Les droits rentrent TOUJOURS dans un triangle utilisations / territoire / durée. Exemple : annonces presse, France, 3 mois.


Une fois que tu as fait valider ton devis, c’est à dire que le client l’a signé ou qu’il t’a envoyé un bon de commande ou, au moins, qu’il t’a donné par écrit son accord (sans ça c’est comme si tu travaillais sans contrat de travail et donc sans garantie d’être payé), la prod va pouvoir être montée, tu vas pouvoir shooter, tes visuels vous pouvoir être validés, retouchés, maquettés, revalidés, imprimés et diffusés. Houra !!!
Après tout ça, tu pourras toi aussi diffuser tes images et montrer à la face du monde l’étendue de ton talent.
Ensuite, si tout se passe bien, ça doit pouvoir s’enchaîner pour toi.
Une fois que tu as shooté une campagne, si possible avec pour un client connu (j’ai pas dit Prada hein, j’ai juste dit connu) ça rassure de potentiels futurs clients “Oh ah oui quand même, il a déjà shooté pour Machin, je suis vachement rassuré.” Pense donc à créer la liste de tes clients sur ton site, c’est pas obligatoire mais ça se fait et les gens adooorent que tu leur énumères le nom des boîtes - connues - avec qui tu as déjà collaboré.
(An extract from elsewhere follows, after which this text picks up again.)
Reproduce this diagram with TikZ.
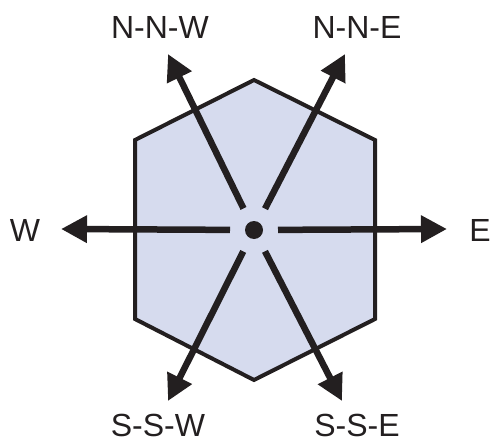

Note 2015 de l'auteur (moi, donc) : Je pourrais parler de tous les clients qui payent mal, en retard ou ... jamais. Mais ça me fait déjà mal à la tête et ça me fatigue trop. En tout cas, ne t'attend jamais à être payé à l'heure, estime-toi heureux si tu es payé à 3 mois et vas crever des pneus si tu ne l'es toujours pas à 6.
Pour moi par exemple, la palme des mauvais payeurs revient à d'Amish Boyish / Lickshot entertainment. A fuir, sauf si tu aimes perdre de l'argent en travaillant. Chacun son truc.


Ah si, quand même, un jour j'aimerais bien monter un site genre VDM ou Mon Connard pour afficher les mauvais payeurs. Ce serait sobre, clair, efficace, sans aucune insulte et ça permettrait de signaler les clients pourris.